Group Chart of Accounts:

  • The Group Chart of Accounts is used for consolidating financial data from multiple company codes or legal entities within the SAP system.

  • It provides a standardized framework for consolidating financial data across different entities, even if they use different operative Chart of Accounts.

  • The Group CoA allows for consistent financial reporting across the organization, simplifying the process of consolidating financial statements.

  • G/L accounts in the Group CoA are mapped to corresponding G/L accounts in the operative Chart of Accounts of each company code during the consolidation process.

Country Chart of Accounts:

It is tailored to meet the specific legal and reporting requirements of a particular country or region. It allows companies operating in different countries to comply with local accounting standards, tax regulations, and financial reporting norms while using the same SAP system.

The Country Chart of Accounts typically includes additional G/L (General Ledger) accounts and modifications to existing accounts to align with the specific accounting practices and legal requirements of the country. It helps ensure that financial data is recorded and reported accurately based on the local regulations.

Key features and uses of the Country Chart of Accounts in SAP:

  1. Local Legal Requirements: Each country has its own accounting principles, tax laws, and financial reporting standards.
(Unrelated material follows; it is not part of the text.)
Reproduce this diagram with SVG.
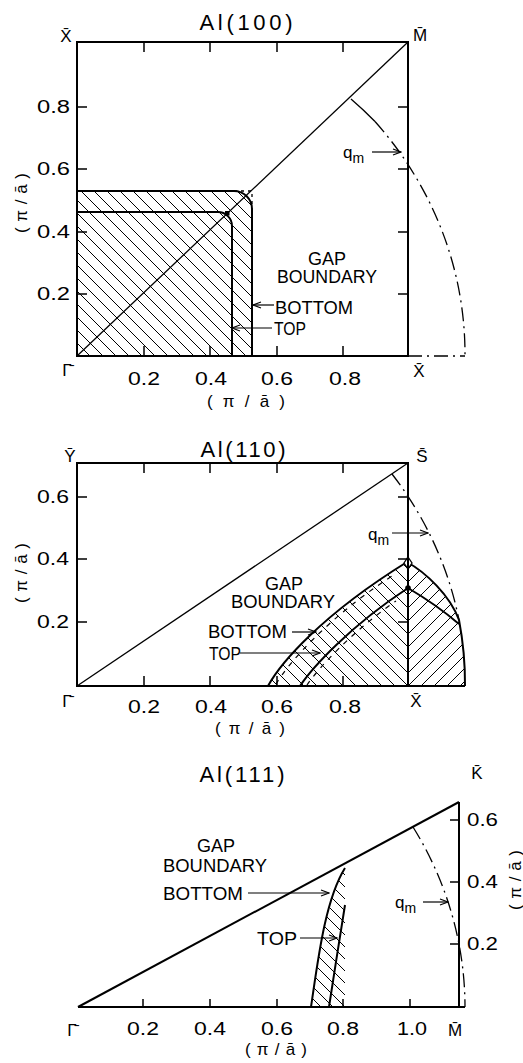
<svg xmlns="http://www.w3.org/2000/svg" width="523" height="1063" viewBox="0 0 523 1063">
<style>
text{font-family:"Liberation Sans",Arial,sans-serif;fill:#000}
.t{font-size:18px}
.n{font-size:18px}
.ax{font-size:17px}
.ttl{font-size:22px}
.pt{font-size:17px}
.fr{fill:none;stroke:#000;stroke-width:2}
.ln{fill:none;stroke:#000;stroke-width:1.3}
.bd{fill:none;stroke:#000;stroke-width:2}
.tk{fill:none;stroke:#000;stroke-width:1.5}
.dd{fill:none;stroke:#000;stroke-width:1.3;stroke-dasharray:14 5 2 5}
.ds{fill:none;stroke:#000;stroke-width:1.3;stroke-dasharray:3 4}
.dt{fill:none;stroke:#000;stroke-width:1.2;stroke-dasharray:5 6}
.ar{fill:none;stroke:#000;stroke-width:1.2;marker-end:url(#ah)}
</style>
<defs>
<marker id="ah" markerWidth="10" markerHeight="8" refX="9" refY="4" orient="auto" markerUnits="userSpaceOnUse"><path d="M1,1 L9,4 L1,7" fill="none" stroke="#000" stroke-width="1.2"/></marker>
<pattern id="hb1" patternUnits="userSpaceOnUse" x="77" y="356" width="13" height="13"><path d="M-1,-1 L14,14 M-1,12 L1,14 M12,-1 L14,1" stroke="#000" stroke-width="1"/></pattern>
<pattern id="hb2" patternUnits="userSpaceOnUse" x="408" y="686" width="13" height="13"><path d="M-1,-1 L14,14 M-1,12 L1,14 M12,-1 L14,1" stroke="#000" stroke-width="1"/></pattern>
<pattern id="hf2" patternUnits="userSpaceOnUse" x="408" y="686" width="13" height="13"><path d="M-1,14 L14,-1 M-1,1 L1,-1 M12,14 L14,12" stroke="#000" stroke-width="1"/></pattern>
<pattern id="hb3" patternUnits="userSpaceOnUse" x="345" y="1007" width="12" height="12"><path d="M-1,-1 L13,13 M-1,11 L1,13 M11,-1 L13,1" stroke="#000" stroke-width="1"/></pattern>
<clipPath id="c2"><path d="M268,686 C280,664 320,616 407,562 C425,572 450,595 459,620 A388,363 0 0 1 465,686 Z"/></clipPath>
</defs>

<!-- Panel Al(100) -->
<g id="panel-100">
<text class="ttl" x="246" y="30" text-anchor="middle" textLength="93" lengthAdjust="spacing">Al(100)</text>
<path class="fr" d="M77,42 H408 V356 H77 Z"/>
<path class="tk" d="M77,107 h10 M77,169 h10 M77,232 h10 M77,294 h10 M408,107 h-10 M408,169 h-10 M408,232 h-10 M408,294 h-10 M144,42 v10 M210,42 v10 M277,42 v10 M343,42 v10 M144,356 v-10 M210,356 v-10 M277,356 v-10 M343,356 v-10"/>
<g id="hatch-100">
<path d="M77,356 V191 H234 A18,18 0 0 1 252,209 V356 Z" fill="url(#hb1)" stroke="none"/>
<path class="bd" d="M77,191 H234 A18,18 0 0 1 252,209 V356"/>
<path class="bd" d="M77,212 H218 A14,14 0 0 1 232,226 V356"/>
<path class="ds" d="M234,191 H252 V209"/>
<rect x="225" y="211" width="4.5" height="4.5" fill="#000"/>
</g>
<path class="ln" d="M77,356 L408,42"/>
<path class="ln" d="M351,99 A388,363 0 0 1 375,121.5"/>
<path class="dd" d="M375,121.5 A388,363 0 0 1 465,356"/>
<path class="dd" d="M408,356 H465"/>
<text class="pt" x="66" y="42" text-anchor="middle">X̄</text>
<text class="pt" x="420" y="41" text-anchor="middle">M̄</text>
<text class="pt" x="67" y="376" text-anchor="middle">Γ̄</text>
<text class="pt" x="419" y="377" text-anchor="middle">X̄</text>
<text class="n" x="70" y="113" text-anchor="end" textLength="33" lengthAdjust="spacingAndGlyphs">0.8</text>
<text class="n" x="70" y="175" text-anchor="end" textLength="33" lengthAdjust="spacingAndGlyphs">0.6</text>
<text class="n" x="70" y="238" text-anchor="end" textLength="33" lengthAdjust="spacingAndGlyphs">0.4</text>
<text class="n" x="70" y="300" text-anchor="end" textLength="33" lengthAdjust="spacingAndGlyphs">0.2</text>
<text class="n" x="144" y="385" text-anchor="middle" textLength="32" lengthAdjust="spacingAndGlyphs">0.2</text>
<text class="n" x="211" y="385" text-anchor="middle" textLength="32" lengthAdjust="spacingAndGlyphs">0.4</text>
<text class="n" x="277" y="385" text-anchor="middle" textLength="32" lengthAdjust="spacingAndGlyphs">0.6</text>
<text class="n" x="345" y="385" text-anchor="middle" textLength="32" lengthAdjust="spacingAndGlyphs">0.8</text>
<text class="ax" x="246" y="407" text-anchor="middle" textLength="78" lengthAdjust="spacing">(π/ā)</text>
<text class="ax" transform="translate(27,203) rotate(-90)" text-anchor="middle" textLength="60" lengthAdjust="spacing">(π/ā)</text>
<text class="t" x="327" y="265" text-anchor="middle">GAP</text>
<text class="t" x="327" y="283" text-anchor="middle" textLength="100" lengthAdjust="spacingAndGlyphs">BOUNDARY</text>
<text class="t" x="275" y="314" textLength="78" lengthAdjust="spacingAndGlyphs">BOTTOM</text>
<text class="t" x="274" y="335" textLength="32" lengthAdjust="spacingAndGlyphs">TOP</text>
<text class="pt" x="343" y="158">q<tspan font-size="14" dy="5">m</tspan></text>
</g>

<!-- Panel Al(110) -->
<g id="panel-110">
<text class="ttl" x="243" y="457" text-anchor="middle" textLength="85" lengthAdjust="spacing">Al(110)</text>
<g id="hatch-110">
<g clip-path="url(#c2)">
<rect x="260" y="550" width="148" height="140" fill="url(#hb2)"/>
<rect x="408" y="550" width="60" height="140" fill="url(#hf2)"/>
</g>
<path class="bd" d="M268,686 C280,664 320,616 407,562 C425,572 450,595 459,620 A388,363 0 0 1 465,686"/>
<path class="bd" d="M300,686 C312,668 350,626 408,588 C425,598 445,612 459,624"/>
<path class="dt" d="M276,684 C288,664 326,619 392,576"/>
<path class="dt" d="M307,685 C319,667 354,630 396,601"/>
<path d="M408,557 L412,563 L408,569 L404,563 Z" fill="#fff" stroke="#000" stroke-width="1.3"/>
<circle cx="408" cy="588" r="2.8" fill="#000"/>
</g>
<path class="fr" d="M77,463 H408 V686 H77 Z"/>
<path class="fr" d="M408,686 H465"/>
<path class="tk" d="M77,497 h10 M77,559 h10 M77,622 h10 M408,497 h-10 M408,559 h-10 M408,622 h-10 M144,463 v10 M210,463 v10 M277,463 v10 M343,463 v10 M144,686 v-10 M210,686 v-10 M277,686 v-10 M343,686 v-10"/>
<path class="ln" d="M77,686 L408,463"/>
<path class="dd" d="M392,474 A388,363 0 0 1 459,620"/>
<text class="pt" x="70" y="462" text-anchor="middle">Ȳ</text>
<text class="pt" x="422" y="462" text-anchor="middle">S̄</text>
<text class="pt" x="67" y="707" text-anchor="middle">Γ̄</text>
<text class="pt" x="416" y="707" text-anchor="middle">X̄</text>
<text class="n" x="69" y="503" text-anchor="end" textLength="32" lengthAdjust="spacingAndGlyphs">0.6</text>
<text class="n" x="69" y="565" text-anchor="end" textLength="32" lengthAdjust="spacingAndGlyphs">0.4</text>
<text class="n" x="69" y="628" text-anchor="end" textLength="32" lengthAdjust="spacingAndGlyphs">0.2</text>
<text class="n" x="144" y="713" text-anchor="middle" textLength="32" lengthAdjust="spacingAndGlyphs">0.2</text>
<text class="n" x="211" y="713" text-anchor="middle" textLength="32" lengthAdjust="spacingAndGlyphs">0.4</text>
<text class="n" x="277" y="713" text-anchor="middle" textLength="32" lengthAdjust="spacingAndGlyphs">0.6</text>
<text class="n" x="345" y="713" text-anchor="middle" textLength="32" lengthAdjust="spacingAndGlyphs">0.8</text>
<text class="ax" x="250" y="734" text-anchor="middle" textLength="70" lengthAdjust="spacing">(π/ā)</text>
<text class="ax" transform="translate(27,573) rotate(-90)" text-anchor="middle" textLength="60" lengthAdjust="spacing">(π/ā)</text>
<text class="t" x="284" y="590" text-anchor="middle">GAP</text>
<text class="t" x="283" y="608" text-anchor="middle" textLength="104" lengthAdjust="spacingAndGlyphs">BOUNDARY</text>
<text class="t" x="208" y="638" textLength="79" lengthAdjust="spacingAndGlyphs">BOTTOM</text>
<text class="t" x="209" y="660" textLength="32" lengthAdjust="spacingAndGlyphs">TOP</text>
<text class="pt" x="368" y="540">q<tspan font-size="14" dy="5">m</tspan></text>
</g>

<!-- Panel Al(111) -->
<g id="panel-111">
<text class="ttl" x="242" y="782" text-anchor="middle" textLength="85" lengthAdjust="spacing">Al(111)</text>
<g id="hatch-111">
<path d="M311,1007 C318,960 325,900 345,868 V1007 Z" fill="url(#hb3)" stroke="none"/>
<path class="bd" d="M311,1007 C318,960 325,900 345,868"/>
<path class="bd" d="M329,1007 C334,975 340,935 345,905"/>
</g>
<path class="fr" d="M78,1007 H465 M459,802 V1007"/>
<path class="fr" d="M78,1007 L459,802"/>
<path class="tk" d="M459,820 h-9 M459,882 h-9 M459,944 h-9 M143,1007 v-8 M210,1007 v-8 M277,1007 v-8 M343,1007 v-8 M410,1007 v-8"/>
<path class="dd" d="M413,827 A387,360 0 0 1 465,1007"/>
<text class="pt" x="477" y="779" text-anchor="middle">K̄</text>
<text class="pt" x="72" y="1036" text-anchor="middle">Γ̄</text>
<text class="pt" x="455" y="1036" text-anchor="middle">M̄</text>
<text class="n" x="467" y="826" textLength="31" lengthAdjust="spacingAndGlyphs">0.6</text>
<text class="n" x="467" y="888" textLength="31" lengthAdjust="spacingAndGlyphs">0.4</text>
<text class="n" x="467" y="950" textLength="31" lengthAdjust="spacingAndGlyphs">0.2</text>
<text class="n" x="143" y="1035" text-anchor="middle" textLength="32" lengthAdjust="spacingAndGlyphs">0.2</text>
<text class="n" x="210" y="1035" text-anchor="middle" textLength="32" lengthAdjust="spacingAndGlyphs">0.4</text>
<text class="n" x="277" y="1035" text-anchor="middle" textLength="32" lengthAdjust="spacingAndGlyphs">0.6</text>
<text class="n" x="343" y="1035" text-anchor="middle" textLength="32" lengthAdjust="spacingAndGlyphs">0.8</text>
<text class="n" x="412" y="1035" text-anchor="middle" textLength="30" lengthAdjust="spacingAndGlyphs">1.0</text>
<text class="ax" x="276" y="1055" text-anchor="middle" textLength="62" lengthAdjust="spacing">(π/ā)</text>
<text class="ax" transform="translate(521,880) rotate(-90)" text-anchor="middle" textLength="60" lengthAdjust="spacing">(π/ā)</text>
<text class="t" x="216" y="852" text-anchor="middle">GAP</text>
<text class="t" x="163" y="872" textLength="104" lengthAdjust="spacingAndGlyphs">BOUNDARY</text>
<text class="t" x="163" y="900" textLength="80" lengthAdjust="spacingAndGlyphs">BOTTOM</text>
<text class="t" x="257" y="945" textLength="40" lengthAdjust="spacingAndGlyphs">TOP</text>
<text class="pt" x="395" y="908">q<tspan font-size="14" dy="5">m</tspan></text>
</g>

<g id="connectors">
<path class="ar" d="M274,305 H253"/>
<path class="ar" d="M272,328 H232"/>
<path class="ar" d="M372,152 H401"/>
<path class="ar" d="M292,632 H316"/>
<path class="ar" d="M240,653 H320"/>
<path class="ar" d="M392,533 H428"/>
<path class="ar" d="M248,893 H329"/>
<path class="ar" d="M300,938 H337"/>
<path class="ar" d="M423,902 H448"/>
</g>
</svg>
The Country CoA accommodates these country-specific requirements, such as specific tax codes, reporting structures, and account classifications.

  2. Local Currency: The Country CoA allows companies to record and report financial data in the local currency of the country where the business operates.

  3. Local Reporting: The Country CoA ensures that financial statements, reports, and disclosures are presented in compliance with the country's accounting and reporting standards.

  4. Local Taxation: The Country CoA incorporates tax-related accounts and tax codes to facilitate accurate tax calculations and reporting, including value-added tax (VAT), withholding tax, and other country-specific taxes.

  5. Legal Compliance: Using the Country CoA helps businesses comply with statutory requirements and regulations related to financial reporting, audit, and tax filing.

  6. Consolidation: Companies with operations in multiple countries can use the Country CoA to consolidate financial data from various subsidiaries or legal entities and prepare consolidated financial statements.

  7. Master Data Management: The Country CoA may require adjustments to master data elements such as customer and vendor account groups, payment terms, and other settings specific to the country's business practices.

  8. Local Account Numbering: The numbering of G/L accounts in the Country CoA can differ from the global standard to align with local accounting practices.

It's essential to note that the Country Chart of Accounts is typically associated with a specific company code in SAP. Each company code can be assigned its own Country CoA, allowing companies operating in different countries to use the same SAP system while maintaining the necessary flexibility to comply with local accounting and reporting requirements.